Gather all lines with the word "that" in them.

Start Provided data

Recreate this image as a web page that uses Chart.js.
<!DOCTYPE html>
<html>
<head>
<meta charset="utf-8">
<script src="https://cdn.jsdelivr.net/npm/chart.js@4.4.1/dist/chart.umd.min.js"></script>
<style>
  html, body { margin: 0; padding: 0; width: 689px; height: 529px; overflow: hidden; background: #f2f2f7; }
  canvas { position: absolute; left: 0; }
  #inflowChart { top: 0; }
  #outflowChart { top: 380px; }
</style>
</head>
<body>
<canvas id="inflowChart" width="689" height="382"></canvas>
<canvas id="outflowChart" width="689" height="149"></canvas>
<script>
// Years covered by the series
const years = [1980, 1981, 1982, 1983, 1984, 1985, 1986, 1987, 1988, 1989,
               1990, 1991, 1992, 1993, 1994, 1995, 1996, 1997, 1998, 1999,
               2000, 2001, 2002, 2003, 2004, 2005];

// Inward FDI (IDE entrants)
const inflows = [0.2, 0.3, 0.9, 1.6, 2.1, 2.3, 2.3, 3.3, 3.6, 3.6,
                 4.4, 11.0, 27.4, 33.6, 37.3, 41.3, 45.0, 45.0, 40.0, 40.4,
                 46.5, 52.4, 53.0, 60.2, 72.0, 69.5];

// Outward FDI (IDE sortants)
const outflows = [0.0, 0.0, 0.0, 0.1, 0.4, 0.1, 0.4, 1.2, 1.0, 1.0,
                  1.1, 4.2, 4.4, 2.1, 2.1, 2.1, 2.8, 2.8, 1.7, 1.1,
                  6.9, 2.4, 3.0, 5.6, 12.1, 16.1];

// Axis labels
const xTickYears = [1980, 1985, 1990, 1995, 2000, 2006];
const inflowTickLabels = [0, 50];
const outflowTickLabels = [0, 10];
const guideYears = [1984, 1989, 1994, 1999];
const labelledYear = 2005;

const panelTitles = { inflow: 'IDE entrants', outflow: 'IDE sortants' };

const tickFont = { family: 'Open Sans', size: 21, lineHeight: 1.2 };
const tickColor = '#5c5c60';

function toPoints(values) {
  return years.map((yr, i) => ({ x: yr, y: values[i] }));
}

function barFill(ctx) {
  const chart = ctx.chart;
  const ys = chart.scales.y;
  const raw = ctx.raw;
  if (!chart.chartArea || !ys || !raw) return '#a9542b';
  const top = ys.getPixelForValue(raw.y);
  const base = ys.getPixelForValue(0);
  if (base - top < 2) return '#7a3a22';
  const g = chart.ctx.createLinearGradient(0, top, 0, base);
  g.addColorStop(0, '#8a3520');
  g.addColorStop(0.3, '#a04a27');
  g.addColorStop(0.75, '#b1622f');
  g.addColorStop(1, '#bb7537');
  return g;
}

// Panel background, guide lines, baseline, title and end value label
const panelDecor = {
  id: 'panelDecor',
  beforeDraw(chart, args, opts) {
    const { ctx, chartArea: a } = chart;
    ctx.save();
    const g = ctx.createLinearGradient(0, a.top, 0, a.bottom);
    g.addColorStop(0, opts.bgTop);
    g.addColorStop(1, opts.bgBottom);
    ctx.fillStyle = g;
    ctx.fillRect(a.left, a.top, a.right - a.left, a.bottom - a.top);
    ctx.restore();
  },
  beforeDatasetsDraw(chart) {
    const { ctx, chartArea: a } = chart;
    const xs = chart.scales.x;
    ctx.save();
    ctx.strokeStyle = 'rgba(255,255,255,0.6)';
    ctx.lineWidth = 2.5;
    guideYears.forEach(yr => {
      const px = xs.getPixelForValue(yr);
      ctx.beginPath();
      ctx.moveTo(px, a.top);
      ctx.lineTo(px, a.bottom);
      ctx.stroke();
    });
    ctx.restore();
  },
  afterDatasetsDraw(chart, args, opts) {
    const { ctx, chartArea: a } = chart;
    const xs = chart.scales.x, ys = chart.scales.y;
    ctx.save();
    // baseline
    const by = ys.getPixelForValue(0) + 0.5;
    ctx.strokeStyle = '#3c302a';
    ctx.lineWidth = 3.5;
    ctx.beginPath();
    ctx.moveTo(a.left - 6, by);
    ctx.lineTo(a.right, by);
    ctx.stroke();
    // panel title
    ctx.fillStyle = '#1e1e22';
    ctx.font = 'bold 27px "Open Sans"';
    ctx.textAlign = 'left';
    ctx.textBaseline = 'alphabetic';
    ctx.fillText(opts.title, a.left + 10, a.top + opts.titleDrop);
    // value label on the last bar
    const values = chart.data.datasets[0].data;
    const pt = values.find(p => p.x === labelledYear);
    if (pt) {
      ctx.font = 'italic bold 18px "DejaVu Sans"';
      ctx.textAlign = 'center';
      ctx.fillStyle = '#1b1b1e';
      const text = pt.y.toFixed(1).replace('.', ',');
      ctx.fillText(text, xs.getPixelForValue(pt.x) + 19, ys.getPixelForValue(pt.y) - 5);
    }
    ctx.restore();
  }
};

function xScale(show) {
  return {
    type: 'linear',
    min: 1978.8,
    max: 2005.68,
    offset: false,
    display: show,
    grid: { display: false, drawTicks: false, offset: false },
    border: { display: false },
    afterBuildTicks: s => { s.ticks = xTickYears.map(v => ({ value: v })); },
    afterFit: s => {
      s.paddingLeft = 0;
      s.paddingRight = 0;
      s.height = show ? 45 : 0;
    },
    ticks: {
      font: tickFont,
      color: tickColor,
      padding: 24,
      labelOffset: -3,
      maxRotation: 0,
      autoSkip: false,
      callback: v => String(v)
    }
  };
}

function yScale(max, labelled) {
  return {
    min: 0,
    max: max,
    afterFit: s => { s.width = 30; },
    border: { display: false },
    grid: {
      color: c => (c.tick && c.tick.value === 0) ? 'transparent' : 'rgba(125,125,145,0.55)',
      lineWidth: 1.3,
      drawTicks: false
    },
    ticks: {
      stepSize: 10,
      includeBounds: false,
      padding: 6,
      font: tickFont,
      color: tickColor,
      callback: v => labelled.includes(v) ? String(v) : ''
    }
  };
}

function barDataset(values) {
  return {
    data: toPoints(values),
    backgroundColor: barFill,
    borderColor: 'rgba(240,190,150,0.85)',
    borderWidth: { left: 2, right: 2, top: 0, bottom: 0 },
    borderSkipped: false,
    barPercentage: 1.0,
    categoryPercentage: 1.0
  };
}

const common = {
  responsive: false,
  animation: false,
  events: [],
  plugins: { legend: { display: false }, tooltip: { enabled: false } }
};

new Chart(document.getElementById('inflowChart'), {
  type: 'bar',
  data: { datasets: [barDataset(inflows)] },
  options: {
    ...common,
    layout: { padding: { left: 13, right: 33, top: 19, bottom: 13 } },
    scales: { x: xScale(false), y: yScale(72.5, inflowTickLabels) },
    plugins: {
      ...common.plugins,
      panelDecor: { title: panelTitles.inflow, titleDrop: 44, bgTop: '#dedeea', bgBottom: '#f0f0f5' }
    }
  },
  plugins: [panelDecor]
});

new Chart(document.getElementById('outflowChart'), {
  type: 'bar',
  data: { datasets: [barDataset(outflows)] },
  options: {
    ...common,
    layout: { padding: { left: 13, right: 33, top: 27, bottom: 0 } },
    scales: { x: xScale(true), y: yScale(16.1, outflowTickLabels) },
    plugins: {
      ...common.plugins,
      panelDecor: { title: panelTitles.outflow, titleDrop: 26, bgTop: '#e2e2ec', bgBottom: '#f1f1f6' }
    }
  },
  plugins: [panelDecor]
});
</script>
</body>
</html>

End Provided data
Start Provided data

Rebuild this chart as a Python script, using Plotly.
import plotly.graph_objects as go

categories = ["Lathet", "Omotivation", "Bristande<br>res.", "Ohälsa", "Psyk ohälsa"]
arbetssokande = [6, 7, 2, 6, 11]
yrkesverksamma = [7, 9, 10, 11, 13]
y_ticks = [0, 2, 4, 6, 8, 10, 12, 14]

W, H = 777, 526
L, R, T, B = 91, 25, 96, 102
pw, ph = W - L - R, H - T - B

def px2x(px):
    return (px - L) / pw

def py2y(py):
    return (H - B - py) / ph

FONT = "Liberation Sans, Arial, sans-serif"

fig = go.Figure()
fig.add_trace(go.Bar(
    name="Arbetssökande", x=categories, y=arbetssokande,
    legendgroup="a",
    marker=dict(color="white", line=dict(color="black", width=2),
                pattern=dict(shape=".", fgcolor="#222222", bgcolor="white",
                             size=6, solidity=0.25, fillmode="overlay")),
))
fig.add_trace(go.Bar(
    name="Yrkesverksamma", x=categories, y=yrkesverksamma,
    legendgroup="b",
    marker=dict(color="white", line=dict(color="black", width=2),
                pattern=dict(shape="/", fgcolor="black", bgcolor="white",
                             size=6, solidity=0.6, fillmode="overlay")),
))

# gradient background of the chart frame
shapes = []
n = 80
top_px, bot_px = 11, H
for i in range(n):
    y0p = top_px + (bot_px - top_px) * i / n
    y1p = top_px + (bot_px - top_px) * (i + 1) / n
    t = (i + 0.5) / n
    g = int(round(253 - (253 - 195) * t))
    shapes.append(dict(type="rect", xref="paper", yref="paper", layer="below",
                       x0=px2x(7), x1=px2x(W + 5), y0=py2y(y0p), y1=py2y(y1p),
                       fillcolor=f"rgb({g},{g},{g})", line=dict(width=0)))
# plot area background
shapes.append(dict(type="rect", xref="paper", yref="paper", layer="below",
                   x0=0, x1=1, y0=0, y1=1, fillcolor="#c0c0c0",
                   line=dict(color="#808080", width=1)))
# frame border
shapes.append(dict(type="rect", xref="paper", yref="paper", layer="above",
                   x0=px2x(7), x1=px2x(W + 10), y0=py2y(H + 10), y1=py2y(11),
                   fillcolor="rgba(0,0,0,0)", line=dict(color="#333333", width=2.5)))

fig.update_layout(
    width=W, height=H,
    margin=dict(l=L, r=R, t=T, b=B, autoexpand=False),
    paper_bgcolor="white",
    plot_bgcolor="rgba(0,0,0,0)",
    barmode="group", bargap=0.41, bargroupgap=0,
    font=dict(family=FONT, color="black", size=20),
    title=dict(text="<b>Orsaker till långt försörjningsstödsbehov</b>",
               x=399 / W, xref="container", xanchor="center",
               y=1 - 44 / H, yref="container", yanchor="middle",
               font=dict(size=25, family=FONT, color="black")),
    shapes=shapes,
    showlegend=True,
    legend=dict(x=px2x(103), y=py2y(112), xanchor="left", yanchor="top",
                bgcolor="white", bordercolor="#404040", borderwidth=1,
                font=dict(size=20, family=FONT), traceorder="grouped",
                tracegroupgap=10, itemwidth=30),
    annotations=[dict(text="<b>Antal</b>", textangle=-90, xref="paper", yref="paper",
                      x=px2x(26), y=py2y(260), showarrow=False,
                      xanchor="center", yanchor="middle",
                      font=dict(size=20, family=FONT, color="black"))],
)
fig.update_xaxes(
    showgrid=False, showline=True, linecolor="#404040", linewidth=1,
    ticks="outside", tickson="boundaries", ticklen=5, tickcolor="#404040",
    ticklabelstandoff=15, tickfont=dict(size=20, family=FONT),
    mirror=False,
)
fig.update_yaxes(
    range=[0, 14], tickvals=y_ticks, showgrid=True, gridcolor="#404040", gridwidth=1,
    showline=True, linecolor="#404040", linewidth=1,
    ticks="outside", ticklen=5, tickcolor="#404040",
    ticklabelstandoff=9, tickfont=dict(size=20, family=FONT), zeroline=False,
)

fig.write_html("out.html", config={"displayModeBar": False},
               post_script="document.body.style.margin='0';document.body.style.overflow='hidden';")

End Provided data
Start Provided data

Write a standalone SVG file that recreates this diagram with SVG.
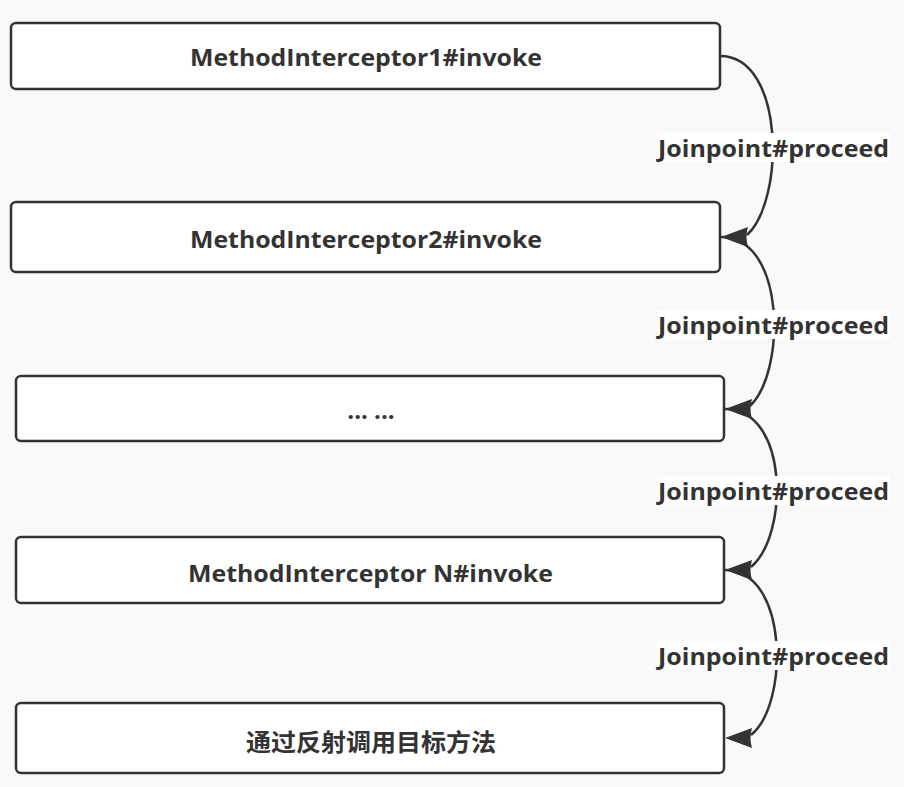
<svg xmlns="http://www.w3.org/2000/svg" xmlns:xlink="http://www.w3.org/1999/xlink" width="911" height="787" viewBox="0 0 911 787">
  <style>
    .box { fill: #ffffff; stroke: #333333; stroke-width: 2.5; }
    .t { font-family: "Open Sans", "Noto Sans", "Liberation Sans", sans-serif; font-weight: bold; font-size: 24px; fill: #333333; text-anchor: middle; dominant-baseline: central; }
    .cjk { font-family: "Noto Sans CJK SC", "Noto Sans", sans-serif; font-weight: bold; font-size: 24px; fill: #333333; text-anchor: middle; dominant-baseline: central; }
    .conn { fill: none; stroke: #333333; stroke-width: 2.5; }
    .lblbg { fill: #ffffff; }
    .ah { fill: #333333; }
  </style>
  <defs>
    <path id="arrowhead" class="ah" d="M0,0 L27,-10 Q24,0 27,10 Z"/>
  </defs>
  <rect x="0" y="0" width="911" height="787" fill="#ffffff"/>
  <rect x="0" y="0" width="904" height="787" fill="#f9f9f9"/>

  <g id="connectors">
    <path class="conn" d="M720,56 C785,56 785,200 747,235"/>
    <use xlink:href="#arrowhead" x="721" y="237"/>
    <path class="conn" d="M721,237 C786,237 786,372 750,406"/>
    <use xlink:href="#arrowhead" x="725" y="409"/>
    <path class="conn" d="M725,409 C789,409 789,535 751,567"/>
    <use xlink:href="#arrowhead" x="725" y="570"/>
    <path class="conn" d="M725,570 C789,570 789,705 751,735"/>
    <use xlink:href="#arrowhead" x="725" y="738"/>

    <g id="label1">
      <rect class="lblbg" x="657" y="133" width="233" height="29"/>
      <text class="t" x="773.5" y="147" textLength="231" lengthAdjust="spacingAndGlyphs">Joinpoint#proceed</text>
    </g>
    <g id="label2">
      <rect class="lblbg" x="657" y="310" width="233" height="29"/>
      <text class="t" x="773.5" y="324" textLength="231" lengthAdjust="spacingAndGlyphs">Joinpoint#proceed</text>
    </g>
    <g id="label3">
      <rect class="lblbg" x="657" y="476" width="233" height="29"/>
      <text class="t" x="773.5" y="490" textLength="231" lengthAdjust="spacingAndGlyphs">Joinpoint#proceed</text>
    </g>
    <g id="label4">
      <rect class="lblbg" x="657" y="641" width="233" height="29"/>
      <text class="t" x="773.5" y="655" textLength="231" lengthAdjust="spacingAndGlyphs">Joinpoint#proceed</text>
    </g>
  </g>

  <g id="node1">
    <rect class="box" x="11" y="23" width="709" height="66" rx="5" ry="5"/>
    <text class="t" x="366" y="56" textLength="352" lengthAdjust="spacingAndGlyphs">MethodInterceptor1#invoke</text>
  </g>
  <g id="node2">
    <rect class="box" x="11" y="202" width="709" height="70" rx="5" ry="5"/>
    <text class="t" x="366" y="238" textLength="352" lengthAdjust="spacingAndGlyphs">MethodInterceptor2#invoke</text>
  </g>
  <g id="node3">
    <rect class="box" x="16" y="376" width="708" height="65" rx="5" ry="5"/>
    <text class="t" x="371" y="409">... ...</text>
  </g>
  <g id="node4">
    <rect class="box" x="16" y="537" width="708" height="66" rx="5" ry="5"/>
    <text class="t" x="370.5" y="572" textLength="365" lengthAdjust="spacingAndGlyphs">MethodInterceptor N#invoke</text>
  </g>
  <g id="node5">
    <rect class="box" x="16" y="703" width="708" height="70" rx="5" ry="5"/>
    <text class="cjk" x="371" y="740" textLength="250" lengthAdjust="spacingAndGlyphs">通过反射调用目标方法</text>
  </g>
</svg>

End Provided data

Solution for this exercise —
Recreate this image as a web page that uses Chart.js.
Write a standalone SVG file that recreates this diagram with SVG.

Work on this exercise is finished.